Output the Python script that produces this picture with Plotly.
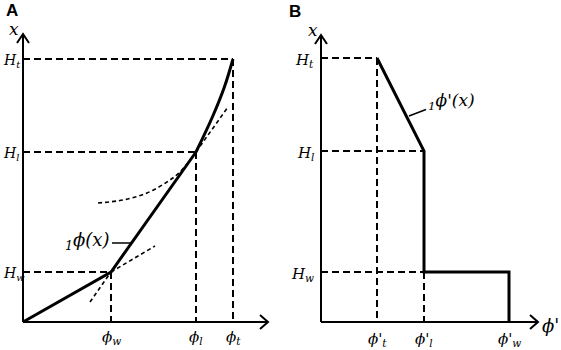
import plotly.graph_objects as go

# ---------------- Panel A data (phi along horizontal, x (height) vertical) ----------------
A_H_LEVELS = [50, 170, 263]            # H_w, H_l, H_t
A_PHI_LEVELS = [88, 173, 210]          # phi_w, phi_l, phi_t
A_H_LABELS = ["H<sub>w</sub>", "H<sub>l</sub>", "H<sub>t</sub>"]
A_PHI_LABELS = ["ϕ<sub>w</sub>", "ϕ<sub>l</sub>", "ϕ<sub>t</sub>"]

# solid profile 1phi(x): linear pieces then curved top piece
A_lin_phi = [0, 88, 173]
A_lin_h = [0, 50, 170]
A_top_phi = [173, 189.4, 201.4, 210]
A_top_h = [170, 205, 235, 263]

# dashed extensions
A_ext1_phi = [88, 132]      # segment 1 continued above H_w
A_ext1_h = [50, 76]
A_ext2_phi = [67, 88]       # segment 2 continued below H_w
A_ext2_h = [20, 50]
A_ext3_phi = [173, 205]     # segment 2 continued above H_l
A_ext3_h = [170, 215]
A_ext4_phi = [75, 100, 124, 144, 157, 173]   # curved piece continued below H_l
A_ext4_h = [119, 122, 129, 140, 150, 170]

A_AXIS_END_PHI = 245
A_AXIS_END_H = 288

# ---------------- Panel B data ----------------
B_H_LEVELS = [50, 171, 264]            # H_w, H_l, H_t
B_DPHI_LEVELS = [56, 103, 188]         # phi'_t, phi'_l, phi'_w
B_H_LABELS = ["H<sub>w</sub>", "H<sub>l</sub>", "H<sub>t</sub>"]
B_DPHI_LABELS = ["ϕ'<sub>t</sub>", "ϕ'<sub>l</sub>", "ϕ'<sub>w</sub>"]

B_AXIS_END_DPHI = 217
B_AXIS_END_H = 287

FONT = "DejaVu Serif"
BLACK = "#000000"

fig = go.Figure()


def line(xs, ys, ax, width=2, dash=None, shape="linear"):
    fig.add_trace(go.Scatter(
        x=xs, y=ys, mode="lines", xaxis=ax[0], yaxis=ax[1],
        line=dict(color=BLACK, width=width, dash=dash, shape=shape),
        hoverinfo="skip", showlegend=False))


def axes_with_arrows(ax, xend, yend):
    line([0, 0], [0, yend], ax, width=2)
    line([0, xend], [0, 0], ax, width=2)
    # open chevron heads
    line([-6, 0, 6], [yend - 9, yend, yend - 9], ax, width=2)
    line([xend - 8, xend, xend - 8], [7, 0, -7], ax, width=2)


GUIDE = dict(width=2, dash="7px,4px")
THIN = dict(width=1.6, dash="4px,3px")

# ---------------- Panel A ----------------
A = ("x", "y")
for h, p in zip(A_H_LEVELS, A_PHI_LEVELS):
    line([0, p], [h, h], A, **GUIDE)
    line([p, p], [h, 0], A, **GUIDE)
line(A_ext1_phi, A_ext1_h, A, **THIN)
line(A_ext2_phi, A_ext2_h, A, **THIN)
line(A_ext3_phi, A_ext3_h, A, **THIN)
line(A_ext4_phi, A_ext4_h, A, shape="spline", **THIN)
line(A_lin_phi, A_lin_h, A, width=3)
line(A_top_phi, A_top_h, A, width=3, shape="spline")
line([89, 108], [79, 79], A, width=1.5)
axes_with_arrows(A, A_AXIS_END_PHI, A_AXIS_END_H)

# ---------------- Panel B ----------------
B = ("x2", "y2")
Hw, Hl, Ht = B_H_LEVELS
Pt, Pl, Pw = B_DPHI_LEVELS
line([0, Pt], [Ht, Ht], B, **GUIDE)
line([0, Pl], [Hl, Hl], B, **GUIDE)
line([0, Pl], [Hw, Hw], B, **GUIDE)
line([Pt, Pt], [Ht, 0], B, **GUIDE)
line([Pl, Pl], [Hw, 0], B, **GUIDE)
line([Pt, Pl, Pl, Pw, Pw], [Ht, Hl, Hw, Hw, 0], B, width=3)
line([88, 105], [206, 212.5], B, width=1.5)
axes_with_arrows(B, B_AXIS_END_DPHI, B_AXIS_END_H)

# ---------------- Text ----------------
ann = []


def txt(x, y, s, ax, size=16, xanchor="center", family=FONT, italic=True):
    ann.append(dict(x=x, y=y, xref=ax[0], yref=ax[1], text=(f"<i>{s}</i>" if italic else s),
                    showarrow=False, xanchor=xanchor, yanchor="middle",
                    font=dict(family=family, size=size, color=BLACK)))


txt(-11, 312, "<b>A</b>", A, size=17, family="Liberation Sans", italic=False)
txt(-26, 311, "<b>B</b>", B, size=17, family="Liberation Sans", italic=False)
txt(-9, 293, "x", A, size=17)
txt(-8, 292, "x", B, size=17)
txt(258, -3, "ϕ", A, size=18)
txt(229, -3, "ϕ'", B, size=18)
for h, lab in zip(A_H_LEVELS, A_H_LABELS):
    txt(-22.5, h - 2, lab, A, size=14, xanchor="left")
for p, lab in zip(A_PHI_LEVELS, A_PHI_LABELS):
    txt(p, -15, lab, A, size=15)
for h, lab in zip(B_H_LEVELS, B_H_LABELS):
    txt(-5, h - 2, lab, B, size=15, xanchor="right")
for p, lab in zip(B_DPHI_LEVELS, B_DPHI_LABELS):
    txt(p, -17, lab, B, size=15)
txt(88, 81, "<sub>1</sub>ϕ(x)", A, size=18, xanchor="right")
txt(105, 221, "<sub>1</sub>ϕ'(x)", B, size=17, xanchor="left")

hidden = dict(visible=False, fixedrange=True)
fig.update_layout(
    width=561, height=350,
    margin=dict(l=0, r=0, t=0, b=0),
    paper_bgcolor="white", plot_bgcolor="white",
    showlegend=False,
    annotations=ann,
    xaxis=dict(domain=[0, 0.5], range=[-23, 257.5], **hidden),
    yaxis=dict(domain=[0, 1], range=[-28, 322], **hidden),
    xaxis2=dict(domain=[0.5, 1], range=[-40.5, 240], **hidden),
    yaxis2=dict(domain=[0, 1], range=[-28, 322], anchor="x2", **hidden),
)
fig.write_html("out.html", config={"displayModeBar": False},
               post_script="document.body.style.margin='0';document.body.style.overflow='hidden';")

[The problem]: Extract every line of the data exactly; pictures stay out.

[Reply to the task]:
Output the Python script that produces this picture with Plotly.
import plotly.graph_objects as go

# ---------------- Panel A data (phi along horizontal, x (height) vertical) ----------------
A_H_LEVELS = [50, 170, 263]            # H_w, H_l, H_t
A_PHI_LEVELS = [88, 173, 210]          # phi_w, phi_l, phi_t
A_H_LABELS = ["H<sub>w</sub>", "H<sub>l</sub>", "H<sub>t</sub>"]
A_PHI_LABELS = ["ϕ<sub>w</sub>", "ϕ<sub>l</sub>", "ϕ<sub>t</sub>"]

# solid profile 1phi(x): linear pieces then curved top piece
A_lin_phi = [0, 88, 173]
A_lin_h = [0, 50, 170]
A_top_phi = [173, 189.4, 201.4, 210]
A_top_h = [170, 205, 235, 263]

# dashed extensions
A_ext1_phi = [88, 132]      # segment 1 continued above H_w
A_ext1_h = [50, 76]
A_ext2_phi = [67, 88]       # segment 2 continued below H_w
A_ext2_h = [20, 50]
A_ext3_phi = [173, 205]     # segment 2 continued above H_l
A_ext3_h = [170, 215]
A_ext4_phi = [75, 100, 124, 144, 157, 173]   # curved piece continued below H_l
A_ext4_h = [119, 122, 129, 140, 150, 170]

A_AXIS_END_PHI = 245
A_AXIS_END_H = 288

# ---------------- Panel B data ----------------
B_H_LEVELS = [50, 171, 264]            # H_w, H_l, H_t
B_DPHI_LEVELS = [56, 103, 188]         # phi'_t, phi'_l, phi'_w
B_H_LABELS = ["H<sub>w</sub>", "H<sub>l</sub>", "H<sub>t</sub>"]
B_DPHI_LABELS = ["ϕ'<sub>t</sub>", "ϕ'<sub>l</sub>", "ϕ'<sub>w</sub>"]

B_AXIS_END_DPHI = 217
B_AXIS_END_H = 287

FONT = "DejaVu Serif"
BLACK = "#000000"

fig = go.Figure()


def line(xs, ys, ax, width=2, dash=None, shape="linear"):
    fig.add_trace(go.Scatter(
        x=xs, y=ys, mode="lines", xaxis=ax[0], yaxis=ax[1],
        line=dict(color=BLACK, width=width, dash=dash, shape=shape),
        hoverinfo="skip", showlegend=False))


def axes_with_arrows(ax, xend, yend):
    line([0, 0], [0, yend], ax, width=2)
    line([0, xend], [0, 0], ax, width=2)
    # open chevron heads
    line([-6, 0, 6], [yend - 9, yend, yend - 9], ax, width=2)
    line([xend - 8, xend, xend - 8], [7, 0, -7], ax, width=2)


GUIDE = dict(width=2, dash="7px,4px")
THIN = dict(width=1.6, dash="4px,3px")

# ---------------- Panel A ----------------
A = ("x", "y")
for h, p in zip(A_H_LEVELS, A_PHI_LEVELS):
    line([0, p], [h, h], A, **GUIDE)
    line([p, p], [h, 0], A, **GUIDE)
line(A_ext1_phi, A_ext1_h, A, **THIN)
line(A_ext2_phi, A_ext2_h, A, **THIN)
line(A_ext3_phi, A_ext3_h, A, **THIN)
line(A_ext4_phi, A_ext4_h, A, shape="spline", **THIN)
line(A_lin_phi, A_lin_h, A, width=3)
line(A_top_phi, A_top_h, A, width=3, shape="spline")
line([89, 108], [79, 79], A, width=1.5)
axes_with_arrows(A, A_AXIS_END_PHI, A_AXIS_END_H)

# ---------------- Panel B ----------------
B = ("x2", "y2")
Hw, Hl, Ht = B_H_LEVELS
Pt, Pl, Pw = B_DPHI_LEVELS
line([0, Pt], [Ht, Ht], B, **GUIDE)
line([0, Pl], [Hl, Hl], B, **GUIDE)
line([0, Pl], [Hw, Hw], B, **GUIDE)
line([Pt, Pt], [Ht, 0], B, **GUIDE)
line([Pl, Pl], [Hw, 0], B, **GUIDE)
line([Pt, Pl, Pl, Pw, Pw], [Ht, Hl, Hw, Hw, 0], B, width=3)
line([88, 105], [206, 212.5], B, width=1.5)
axes_with_arrows(B, B_AXIS_END_DPHI, B_AXIS_END_H)

# ---------------- Text ----------------
ann = []


def txt(x, y, s, ax, size=16, xanchor="center", family=FONT, italic=True):
    ann.append(dict(x=x, y=y, xref=ax[0], yref=ax[1], text=(f"<i>{s}</i>" if italic else s),
                    showarrow=False, xanchor=xanchor, yanchor="middle",
                    font=dict(family=family, size=size, color=BLACK)))


txt(-11, 312, "<b>A</b>", A, size=17, family="Liberation Sans", italic=False)
txt(-26, 311, "<b>B</b>", B, size=17, family="Liberation Sans", italic=False)
txt(-9, 293, "x", A, size=17)
txt(-8, 292, "x", B, size=17)
txt(258, -3, "ϕ", A, size=18)
txt(229, -3, "ϕ'", B, size=18)
for h, lab in zip(A_H_LEVELS, A_H_LABELS):
    txt(-22.5, h - 2, lab, A, size=14, xanchor="left")
for p, lab in zip(A_PHI_LEVELS, A_PHI_LABELS):
    txt(p, -15, lab, A, size=15)
for h, lab in zip(B_H_LEVELS, B_H_LABELS):
    txt(-5, h - 2, lab, B, size=15, xanchor="right")
for p, lab in zip(B_DPHI_LEVELS, B_DPHI_LABELS):
    txt(p, -17, lab, B, size=15)
txt(88, 81, "<sub>1</sub>ϕ(x)", A, size=18, xanchor="right")
txt(105, 221, "<sub>1</sub>ϕ'(x)", B, size=17, xanchor="left")

hidden = dict(visible=False, fixedrange=True)
fig.update_layout(
    width=561, height=350,
    margin=dict(l=0, r=0, t=0, b=0),
    paper_bgcolor="white", plot_bgcolor="white",
    showlegend=False,
    annotations=ann,
    xaxis=dict(domain=[0, 0.5], range=[-23, 257.5], **hidden),
    yaxis=dict(domain=[0, 1], range=[-28, 322], **hidden),
    xaxis2=dict(domain=[0.5, 1], range=[-40.5, 240], **hidden),
    yaxis2=dict(domain=[0, 1], range=[-28, 322], anchor="x2", **hidden),
)
fig.write_html("out.html", config={"displayModeBar": False},
               post_script="document.body.style.margin='0';document.body.style.overflow='hidden';")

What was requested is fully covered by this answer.